The first parameter in the LSTM layer is the output. The input is the number of steps and features. Then comes the fully connected layer with 810 units. After that, the reshape layer and the softmax activation function.

With this configuration, we reach 99% accuracy.

In [89]:
from keras.models import Sequential
from keras.layers import LSTM, Dense, Reshape, Dropout, BatchNormalization, Activation

model = Sequential()
model.add(LSTM(810, input_shape=x_train.shape[1:]))
model.add(Dense(810))
model.add(Reshape((81,10)))
model.add(Activation('softmax'))

model.summary()

model.compile(loss='mean_squared_error',
              optimizer='adam',
              metrics=['accuracy'])

tbCallBack = keras.callbacks.TensorBoard(log_dir='./logs/{}'.format(int(time.time())), histogram_freq=0, write_graph=True, write_images=True)

history = model.fit(x_train, y_train, validation_split=0.125, epochs=epochs, batch_size=batch, callbacks=[tbCallBack])

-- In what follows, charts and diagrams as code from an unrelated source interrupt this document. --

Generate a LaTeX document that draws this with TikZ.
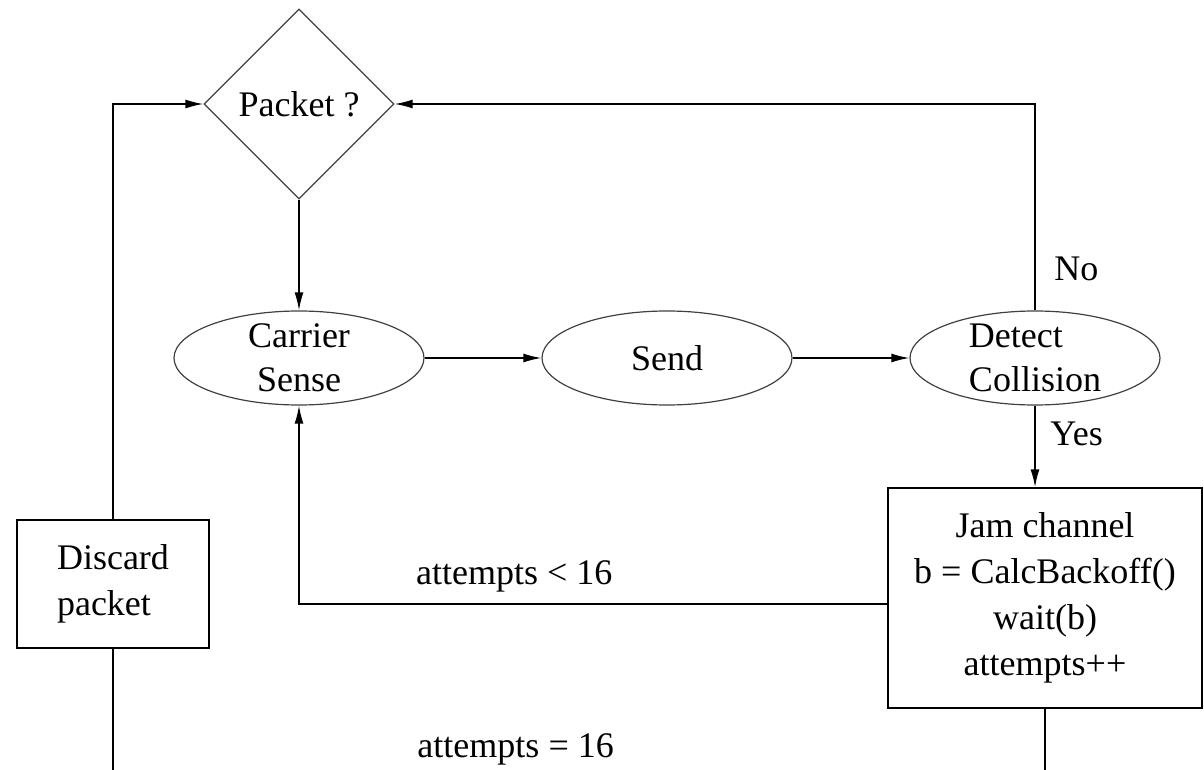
\documentclass[tikz,border=0pt]{standalone}
\usepackage{fontspec}
\setmainfont{Liberation Serif}
\usepackage{tikz}
\usetikzlibrary{arrows.meta,positioning,shapes.geometric}

\begin{document}
\begin{tikzpicture}[
		x=0.5pt, y=-0.5pt,
		->,
		>={Latex[length=9pt,width=4.5pt]},
		line width=0.8pt,
		node distance=184pt,
		font=\fontsize{18}{22}\selectfont,
		test/.style={diamond, draw=black!75, line width=0.6pt, minimum width=95pt, minimum height=95pt, inner sep=0pt},
		state/.style={ellipse, draw=black!75, line width=0.6pt, minimum width=125pt, minimum height=47pt, inner xsep=0pt, inner ysep=-2pt, align=center},
		action/.style={rectangle, draw, line width=0.7pt, align=center, font=\fontsize{18}{23}\selectfont}
	  ]

	  \clip (0,0) rectangle (1204,770);

	  \node[test] (pkt) at (299,104) 		{Packet ?};
	  \node[state] (cs) at (299,358) 		{Carrier\\Sense};
	  \node[state] (send) [right of=cs] 	{Send};
	  \node[state, align=left] (cd) [right of=send] {Detect\\Collision};
	  \node[action, minimum width=157pt, minimum height=110pt] (jam) at (1045,598)
	  		{Jam channel\\b = CalcBackoff()\\wait(b)\\attempts++};
	  \node[action, align=left, minimum width=96pt, minimum height=64pt] (drop) at (113,584)
	  		{Discard\\packet};

	  \draw (pkt) -- (cs);
	  \draw (cs) -- (send);
	  \draw (send) -- (cd);
	  \draw (cd.north) |- node[pos=0.1, right=6pt] {No} (pkt.east);
	  \draw (cd.south) -- node[pos=0.35, right=4pt] {Yes} (cd.south |- jam.north);
	  \draw ([yshift=-3pt]jam.west) -| node[pos=0.317, above=2pt] {attempts < 16} (cs.south);
	  \draw[-] (jam.south) -- ++(0,68) -| node[pos=0.284, above=2pt] {attempts = 16} (drop.south);
	  \draw (drop.north) |- (pkt.west);

\end{tikzpicture}
\end{document}
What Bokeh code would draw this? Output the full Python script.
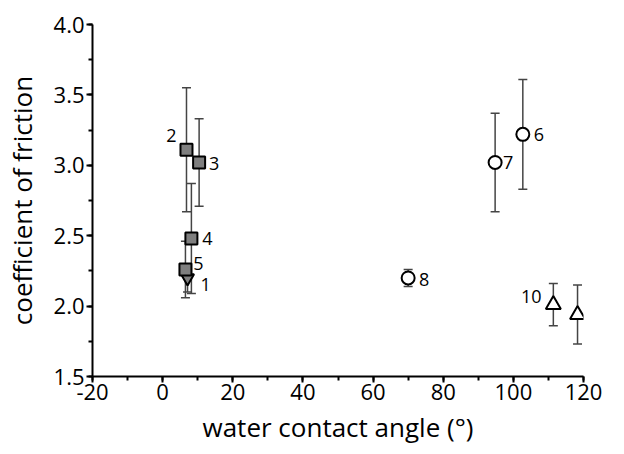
from bokeh.plotting import figure
from bokeh.models import ColumnDataSource, Whisker, TeeHead, FixedTicker, Range1d, CustomJSTickFormatter
from bokeh.core.properties import value
from bokeh.embed import file_html
from bokeh.resources import INLINE

# data
labels = ["1", "2", "3", "4", "5", "6", "7", "8", "9", "10"]
angle = [7.1, 6.8, 10.4, 8.2, 6.5, 102.7, 94.8, 70.0, 118.3, 111.4]
cof = [2.20, 3.11, 3.02, 2.48, 2.26, 3.22, 3.02, 2.20, 1.94, 2.01]
err = [0.10, 0.44, 0.31, 0.39, 0.20, 0.39, 0.35, 0.06, 0.21, 0.15]
marker = ["inverted_triangle", "square", "square", "square", "square",
          "circle", "circle", "circle", "triangle", "triangle"]
fill = ["#7f7f7f"] * 5 + ["white"] * 5
x_ticks = [-20, 0, 20, 40, 60, 80, 100, 120]
y_ticks = [1.5, 2.0, 2.5, 3.0, 3.5, 4.0]
# label offsets in screen pixels (style)
lx = [18, -15, 15, 16, 13, 16, 13, 16, 12, -22]
ly = [7, -14, 1, 0, -6, 0, 0, 2, -16, -8]

FONT = "Open Sans"

src = ColumnDataSource(dict(
    x=angle, y=cof,
    lo=[c - e for c, e in zip(cof, err)],
    hi=[c + e for c, e in zip(cof, err)],
    m=marker, f=fill, t=labels, lx=lx, ly=ly,
    sz=[13, 12, 12, 12, 12, 13, 13, 13, 15, 15],
))

p = figure(width=624, height=454, output_backend="svg", toolbar_location=None,
           x_range=Range1d(-20, 120), y_range=Range1d(1.5, 4.0),
           min_border_left=91, min_border_right=41, min_border_top=24, min_border_bottom=78)
p.outline_line_color = None
p.xgrid.visible = False
p.ygrid.visible = False
p.background_fill_color = "white"
p.border_fill_color = "white"

w = Whisker(source=src, base="x", lower="lo", upper="hi", dimension="height",
            line_color="#444444", line_width=1.5,
            lower_head=TeeHead(size=9, line_color="#444444", line_width=1.5),
            upper_head=TeeHead(size=9, line_color="#444444", line_width=1.5))
p.add_layout(w)

p.scatter(x="x", y="y", marker="m", size="sz", fill_color="f", line_color="black",
          line_width=2, source=src)

p.text(x="x", y="y", text="t", x_offset="lx", y_offset="ly", source=src,
       text_align="center", text_baseline="middle", text_font=value(FONT),
       text_font_size="18px", text_color="black")

for ax in (p.xaxis[0], p.yaxis[0]):
    ax.axis_line_width = 2
    ax.axis_line_color = "black"
    ax.major_tick_line_width = 2
    ax.minor_tick_line_width = 2
    ax.major_tick_out = 6
    ax.major_tick_in = 0
    ax.minor_tick_out = 4
    ax.minor_tick_in = 0
    ax.major_label_text_font = FONT
    ax.major_label_text_font_size = "22px"
    ax.major_label_text_color = "black"
    ax.axis_label_text_font = FONT
    ax.axis_label_text_font_size = "26px"
    ax.axis_label_text_font_style = "normal"
    ax.axis_label_text_color = "black"

p.xaxis.ticker = FixedTicker(ticks=x_ticks, minor_ticks=list(range(-20, 121, 10)))
p.yaxis.ticker = FixedTicker(ticks=y_ticks, minor_ticks=[1.5 + 0.25 * i for i in range(11)])
p.yaxis.formatter = CustomJSTickFormatter(code="return tick.toFixed(1);")
p.xaxis.formatter = CustomJSTickFormatter(code="return tick.toFixed(0);")
p.xaxis.axis_label = "water contact angle (°)"
p.yaxis.axis_label = "coefficient of friction"
p.xaxis.major_label_standoff = 1
p.yaxis.major_label_standoff = 2
p.xaxis.axis_label_standoff = 6
p.yaxis.axis_label_standoff = 11

open("out.html", "w").write(file_html(p, INLINE))
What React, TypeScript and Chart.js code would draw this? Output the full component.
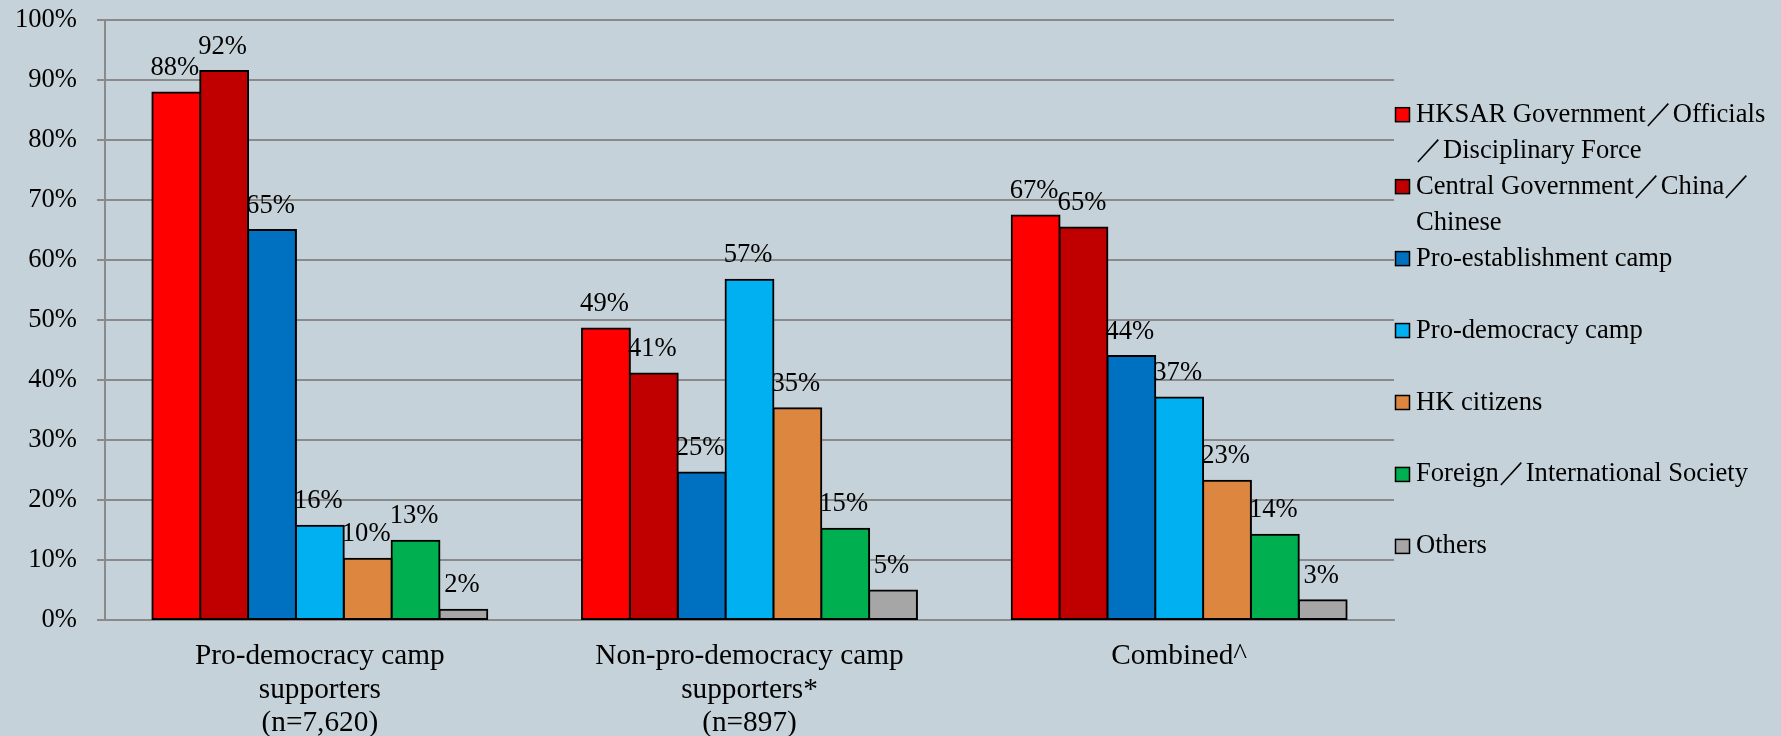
import React, { useEffect, useRef } from "react";
import { Chart, registerables } from "chart.js";

Chart.register(...registerables);

const categories: string[][] = [
  ["Pro-democracy camp", "supporters", "(n=7,620)"],
  ["Non-pro-democracy camp", "supporters*", "(n=897)"],
  ["Combined^"],
];

const seriesNames: string[][] = [
  ["HKSAR Government／Officials", "／Disciplinary Force"],
  ["Central Government／China／", "Chinese"],
  ["Pro-establishment camp"],
  ["Pro-democracy camp"],
  ["HK citizens"],
  ["Foreign／International Society"],
  ["Others"],
];

const seriesColors: string[] = [
  "#FF0000",
  "#C00000",
  "#0070C0",
  "#00B0F0",
  "#DD8640",
  "#00B050",
  "#A6A6A6",
];

const hksarGov: number[] = [87.9, 48.6, 67.4];
const centralGov: number[] = [91.5, 41.1, 65.4];
const proEstablishment: number[] = [65.0, 24.6, 44.0];
const proDemocracy: number[] = [15.7, 56.7, 37.1];
const hkCitizens: number[] = [10.2, 35.3, 23.2];
const foreignIntl: number[] = [13.2, 15.2, 14.2];
const others: number[] = [1.7, 4.9, 3.3];

const seriesValues: number[][] = [
  hksarGov,
  centralGov,
  proEstablishment,
  proDemocracy,
  hkCitizens,
  foreignIntl,
  others,
];

const yTicks: number[] = [0, 10, 20, 30, 40, 50, 60, 70, 80, 90, 100];

const BG = "#C6D2D9";
const GRID = "#8A8A8A";
const FONT = "'Times New Roman', 'Liberation Serif', serif";

const dataLabelPlugin = {
  id: "dataLabels",
  afterDatasetsDraw(chart: any) {
    const ctx = chart.ctx;
    ctx.save();
    ctx.font = `26.6px ${FONT}`;
    ctx.fillStyle = "#000";
    ctx.textAlign = "center";
    ctx.textBaseline = "alphabetic";
    chart.data.datasets.forEach((ds: any, di: number) => {
      const meta = chart.getDatasetMeta(di);
      meta.data.forEach((el: any, i: number) => {
        const v = ds.data[i];
        ctx.fillText(`${Math.round(v)}%`, el.x - 1.5, el.y - 17.5);
      });
    });
    ctx.restore();
  },
};

const legendPlugin = {
  id: "customLegend",
  afterDraw(chart: any) {
    const ctx = chart.ctx;
    ctx.save();
    ctx.font = `26.6px ${FONT}`;
    ctx.textAlign = "left";
    ctx.textBaseline = "alphabetic";
    const x0 = 1395.5;
    const textX = 1416;
    const y0 = 121.7;
    const step = 71.95;
    const lineH = 36.5;
    chart.data.datasets.forEach((ds: any, i: number) => {
      const base = y0 + step * i;
      ctx.fillStyle = ds.backgroundColor;
      ctx.fillRect(x0, base - 14, 14, 14);
      ctx.strokeStyle = "#000";
      ctx.lineWidth = 1.5;
      ctx.strokeRect(x0, base - 14, 14, 14);
      ctx.fillStyle = "#000";
      const lines: string[] = ds.legendLines;
      lines.forEach((ln, k) => ctx.fillText(ln, textX, base + k * lineH));
    });
    ctx.restore();
  },
};

export default function App() {
  const ref = useRef<HTMLCanvasElement | null>(null);

  useEffect(() => {
    if (!ref.current) return;
    const chart = new Chart(ref.current, {
      type: "bar",
      data: {
        labels: categories,
        datasets: seriesNames.map((name, i) => ({
          label: name.join(" "),
          legendLines: name,
          data: seriesValues[i],
          backgroundColor: seriesColors[i],
          borderColor: "#000000",
          borderWidth: 2,
          borderSkipped: false,
          inflateAmount: 1,
          categoryPercentage: 0.7795,
          barPercentage: 1,
        })) as any,
      },
      options: {
        responsive: false,
        animation: false,
        devicePixelRatio: 1,
        layout: { padding: { left: 0, top: 20, right: 387, bottom: 0 } },
        plugins: {
          legend: { display: false },
          tooltip: { enabled: false },
          title: { display: false },
        },
        scales: {
          x: {
            grid: { display: false, drawTicks: false },
            border: { display: true, color: GRID, width: 2 },
            ticks: {
              color: "#000",
              padding: 20,
              font: { family: FONT, size: 29.3, lineHeight: "33.5px" } as any,
              maxRotation: 0,
              autoSkip: false,
            },
            afterFit(scale: any) {
              scale.height = 116;
            },
          },
          y: {
            min: 0,
            max: 100,
            afterBuildTicks(scale: any) {
              scale.ticks = yTicks.map((v) => ({ value: v }));
            },
            grid: {
              color: GRID,
              lineWidth: 2,
              tickLength: 8,
              drawTicks: true,
            },
            border: { display: true, color: GRID, width: 2 },
            ticks: {
              color: "#000",
              padding: 20,
              font: { family: FONT, size: 26.6 },
              callback: (v: any) => `${v}%`,
            },
            afterFit(scale: any) {
              scale.width = 105;
              scale.paddingTop = 0;
              scale.paddingBottom = 0;
            },
          },
        },
      },
      plugins: [dataLabelPlugin, legendPlugin],
    });
    return () => chart.destroy();
  }, []);

  return (
    <div
      style={{
        position: "fixed",
        left: 0,
        top: 0,
        width: 1781,
        height: 736,
        background: BG,
      }}
    >
      <canvas ref={ref} width={1781} height={736} style={{ display: "block" }} />
    </div>
  );
}
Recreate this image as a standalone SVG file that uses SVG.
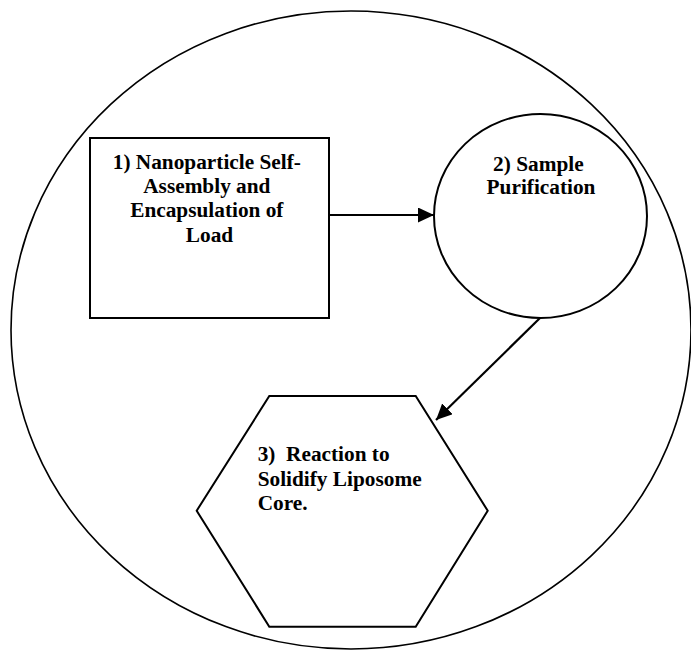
<svg xmlns="http://www.w3.org/2000/svg" width="691" height="650" viewBox="0 0 691 650">
<defs>
<style>
.shape{fill:#fff;stroke:#000;stroke-width:2}
.outer{fill:none;stroke:#000;stroke-width:1.6}
.lbl{font-family:"Liberation Serif","Times New Roman",serif;font-weight:bold;font-size:21.3px;fill:#000}
.conn{stroke:#000;stroke-width:2.2;fill:none}
</style>
<marker id="ah" markerWidth="8" markerHeight="8" refX="7" refY="4" orient="auto" markerUnits="userSpaceOnUse" viewBox="0 0 8 8">
<path d="M0,0 L8,4 L0,8 z" fill="#000"/>
</marker>
<marker id="ah2" markerWidth="16" markerHeight="15" refX="16" refY="7.5" orient="auto" markerUnits="userSpaceOnUse">
<path d="M0,0 L16,7.5 L0,15 z" fill="#000"/>
</marker>
</defs>
<g id="outer">
<ellipse class="outer" cx="351" cy="330" rx="340" ry="319"/>
</g>
<g id="node1">
<rect class="shape" x="90" y="138" width="239" height="180"/>
<text class="lbl" text-anchor="middle">
<tspan x="209.5" y="169">1) Nanoparticle Self-</tspan>
<tspan x="209.5" y="193">Assembly and</tspan>
<tspan x="209.5" y="217">Encapsulation of</tspan>
<tspan x="209.5" y="242">Load</tspan>
</text>
</g>
<g id="node2">
<ellipse class="shape" cx="540.5" cy="216" rx="106.5" ry="102"/>
<text class="lbl" text-anchor="middle">
<tspan x="541" y="171">2) Sample</tspan>
<tspan x="541" y="194">Purification</tspan>
</text>
</g>
<g id="node3">
<polygon class="shape" points="269.3,396 415.7,396 487.7,510.7 415.7,626.7 269.3,626.7 196.7,510.7"/>
<text class="lbl" xml:space="preserve" style="white-space:pre"><tspan x="257.7" y="461">3)  Reaction to</tspan><tspan x="257.7" y="486">Solidify Liposome</tspan><tspan x="257.7" y="510">Core.</tspan></text>
</g>
<g id="connectors">
<line class="conn" x1="329" y1="215" x2="434" y2="215" marker-end="url(#ah2)"/>
<line class="conn" x1="540" y1="318" x2="436" y2="420" marker-end="url(#ah2)"/>
</g>
</svg>
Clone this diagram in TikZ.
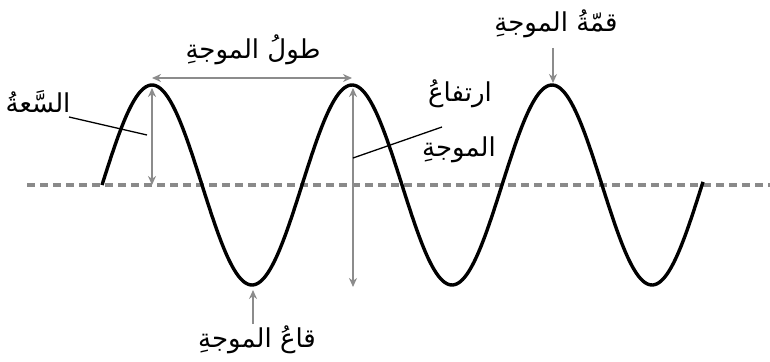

score = model.evaluate(x_test, y_test, batch_size=batch)
print(score)

_________________________________________________________________
Layer (type)                 Output Shape              Param #   
lstm_14 (LSTM)               (None, 810)               5252040   
_________________________________________________________________
dense_13 (Dense)             (None, 810)               656910    
_________________________________________________________________
reshape_13 (Reshape)         (None, 81, 10)            0         
_________________________________________________________________
activation_11 (Activation)   (None, 81, 10)            0         
Total params: 5,908,950
Trainable params: 5,908,950
Non-trainable params: 0
_________________________________________________________________
Train on 4287 samples, validate on 613 samples
Epoch 1/10
Epoch 2/10
Epoch 3/10
Epoch 4/10
Epoch 5/10
Epoch 6/10
Epoch 7/10
Epoch 8/10
Epoch 9/10
Epoch 10/10
[0.0034411631990224124, 0.9909876561164856]


## Results
We test the results with the first case of test data.

In [90]:
x_train_1 = np.reshape(x_test[0], (1,10,810))
y_test_1 = model.predict(x_train_1)
y_test_1 = np.argmax(y_test_1[0], axis=1)

We print all digits that are different from the solution. None digits was printed.

In [91]:
for i,j in zip(y_test_1,np.argmax(y_test[0], axis=1)):
    if i!=j:
        print(i,j)

## Conclusion
This approach was perfect to solve the sudoku puzzle. We had to create a new dataset to teach the network how to solve the quizzes. But it took just 5000 games and 10 epochs to the neural network to learn.